The district has begun working to achieve the three goals from its plan:

  • Increase student retention and success rates each year, through research-based success strategies;

  • Provide resources, support and services that are specific to online students and are necessary to close achievement gaps; and

  • Improve quality, equity, consistency and accessibility in the design and facilitation of Peralta CCD’s online courses.


In its efforts to improve online course quality, the Peralta CCD team has developed face-to-face and online training for faculty based on the Online Course Design Rubric created by the California Community Colleges’ Online Education Initiative (OEI). When the Peralta team could not find a similar rubric for online course equity, it created its own rubric. The district has solicited feedback from online teaching faculty, students from diverse backgrounds, and experts on inclusive teaching,.


2.0 Proposed Session for OLC Accelerate 2018

2.1 Session Description

While most institutions value diversity, they often struggle to institutionalize practices that support inclusion and equity in online environments. In this session, we suggest an expanded understanding and appreciation for student populations, particularly for disproportionately impacted students, and their experiences. We discuss three areas where this is most crucial: the implementation of technology, instructional design, and development of resources for online learners.


This session will be a panel presentation, with activities integrated that demonstrate the implications of failing to account for student experiences.

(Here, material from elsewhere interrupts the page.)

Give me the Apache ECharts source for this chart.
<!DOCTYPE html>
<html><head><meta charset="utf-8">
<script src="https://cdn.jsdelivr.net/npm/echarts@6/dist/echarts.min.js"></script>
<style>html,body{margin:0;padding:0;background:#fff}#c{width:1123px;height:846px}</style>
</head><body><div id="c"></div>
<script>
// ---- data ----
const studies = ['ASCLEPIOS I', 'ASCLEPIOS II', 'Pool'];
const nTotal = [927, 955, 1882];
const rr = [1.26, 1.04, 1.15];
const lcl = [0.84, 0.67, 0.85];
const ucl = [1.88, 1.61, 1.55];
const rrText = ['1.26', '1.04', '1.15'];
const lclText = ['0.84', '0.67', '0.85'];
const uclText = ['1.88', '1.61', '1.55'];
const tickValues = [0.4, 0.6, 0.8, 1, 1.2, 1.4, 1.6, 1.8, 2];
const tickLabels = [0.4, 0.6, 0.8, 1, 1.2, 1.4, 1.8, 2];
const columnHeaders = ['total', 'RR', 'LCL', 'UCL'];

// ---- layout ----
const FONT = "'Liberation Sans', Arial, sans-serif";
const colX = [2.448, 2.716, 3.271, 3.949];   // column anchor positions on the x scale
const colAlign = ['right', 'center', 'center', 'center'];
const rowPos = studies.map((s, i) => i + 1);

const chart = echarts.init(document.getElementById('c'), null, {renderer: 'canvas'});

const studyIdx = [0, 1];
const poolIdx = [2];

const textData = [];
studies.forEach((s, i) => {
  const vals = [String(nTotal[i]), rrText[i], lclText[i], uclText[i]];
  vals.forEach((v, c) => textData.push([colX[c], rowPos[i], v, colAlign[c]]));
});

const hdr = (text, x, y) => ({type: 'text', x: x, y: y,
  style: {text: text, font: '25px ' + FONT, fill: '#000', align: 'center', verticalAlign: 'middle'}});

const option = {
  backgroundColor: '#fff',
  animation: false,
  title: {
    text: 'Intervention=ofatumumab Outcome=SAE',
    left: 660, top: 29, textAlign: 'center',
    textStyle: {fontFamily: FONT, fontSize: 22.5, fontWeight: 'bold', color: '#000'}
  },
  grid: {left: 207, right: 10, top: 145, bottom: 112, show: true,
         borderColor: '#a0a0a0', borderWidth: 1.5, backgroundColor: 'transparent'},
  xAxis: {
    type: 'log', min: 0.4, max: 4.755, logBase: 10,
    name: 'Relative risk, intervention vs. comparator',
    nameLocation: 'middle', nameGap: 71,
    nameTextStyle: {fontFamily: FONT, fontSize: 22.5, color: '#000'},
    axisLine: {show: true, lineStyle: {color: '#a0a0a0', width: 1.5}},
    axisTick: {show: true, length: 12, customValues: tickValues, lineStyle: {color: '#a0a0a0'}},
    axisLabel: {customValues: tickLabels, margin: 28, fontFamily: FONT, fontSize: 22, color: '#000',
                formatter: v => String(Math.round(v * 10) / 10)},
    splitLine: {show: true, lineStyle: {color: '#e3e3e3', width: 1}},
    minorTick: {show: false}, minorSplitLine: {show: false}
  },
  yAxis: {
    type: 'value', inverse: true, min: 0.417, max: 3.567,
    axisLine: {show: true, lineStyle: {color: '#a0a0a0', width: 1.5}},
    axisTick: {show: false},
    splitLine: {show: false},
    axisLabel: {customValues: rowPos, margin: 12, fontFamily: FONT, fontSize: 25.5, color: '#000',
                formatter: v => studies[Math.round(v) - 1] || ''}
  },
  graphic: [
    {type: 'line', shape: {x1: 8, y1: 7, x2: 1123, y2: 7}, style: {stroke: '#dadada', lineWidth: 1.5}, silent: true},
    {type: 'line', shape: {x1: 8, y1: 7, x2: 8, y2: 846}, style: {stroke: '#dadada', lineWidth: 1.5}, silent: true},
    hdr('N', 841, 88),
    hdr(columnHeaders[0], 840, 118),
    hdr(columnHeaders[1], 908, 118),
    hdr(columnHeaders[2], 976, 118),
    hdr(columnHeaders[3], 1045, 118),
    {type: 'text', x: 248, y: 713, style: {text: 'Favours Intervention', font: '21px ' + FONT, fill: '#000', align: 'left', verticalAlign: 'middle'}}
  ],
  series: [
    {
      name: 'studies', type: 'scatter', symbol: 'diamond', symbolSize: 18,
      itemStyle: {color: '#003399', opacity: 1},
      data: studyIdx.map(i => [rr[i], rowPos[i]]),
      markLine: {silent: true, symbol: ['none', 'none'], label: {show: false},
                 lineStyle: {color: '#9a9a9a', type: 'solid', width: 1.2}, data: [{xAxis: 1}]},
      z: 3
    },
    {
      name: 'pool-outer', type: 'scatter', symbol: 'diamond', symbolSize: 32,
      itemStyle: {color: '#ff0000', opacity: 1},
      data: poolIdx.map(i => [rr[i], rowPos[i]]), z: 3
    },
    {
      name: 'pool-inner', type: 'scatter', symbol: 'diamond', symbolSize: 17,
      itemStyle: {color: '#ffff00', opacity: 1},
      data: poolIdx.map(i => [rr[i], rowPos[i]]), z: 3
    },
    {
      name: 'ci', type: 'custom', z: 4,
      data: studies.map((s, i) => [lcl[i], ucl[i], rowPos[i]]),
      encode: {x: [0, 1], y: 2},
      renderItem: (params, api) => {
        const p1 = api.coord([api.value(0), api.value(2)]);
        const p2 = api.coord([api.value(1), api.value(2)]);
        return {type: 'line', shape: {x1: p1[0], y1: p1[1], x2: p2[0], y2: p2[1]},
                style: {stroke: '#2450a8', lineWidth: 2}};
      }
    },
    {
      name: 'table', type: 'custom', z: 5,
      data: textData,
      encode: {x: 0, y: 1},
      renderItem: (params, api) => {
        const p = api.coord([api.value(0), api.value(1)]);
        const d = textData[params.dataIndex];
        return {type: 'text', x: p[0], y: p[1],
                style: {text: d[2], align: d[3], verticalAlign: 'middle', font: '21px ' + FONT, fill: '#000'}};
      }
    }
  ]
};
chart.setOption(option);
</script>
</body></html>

As we discuss the student experience, this session is designed to turn participants into students who experience:

  • activities that use unfamiliar or unclear language and are therefore challenging;

  • activities that require interdependence as well as, or instead of, independence;

  • activities that value, rather than elide, diversity of backgrounds and experiences;

  • activities that demonstrate how Universal Design for Learning principles are especially valuable in online environments


After generating awareness of common equity issues that online learners face, we will suggest practical strategies that participants, and their institutions,  can put into practice right away.


2.2 Session Outcomes

  • Awareness of assumptions and biases that impact the online environment;

  • Strategies to improve equitable use of educational technologies

  • Understanding of inclusive online and hybrid pedagogies,

  • Knowledge of a variety of online resources that support diverse students in the online environment;

  • A “toolkit” of strategies for teachers and institutions


To participate, you will need a laptop, tablet, or smartphone.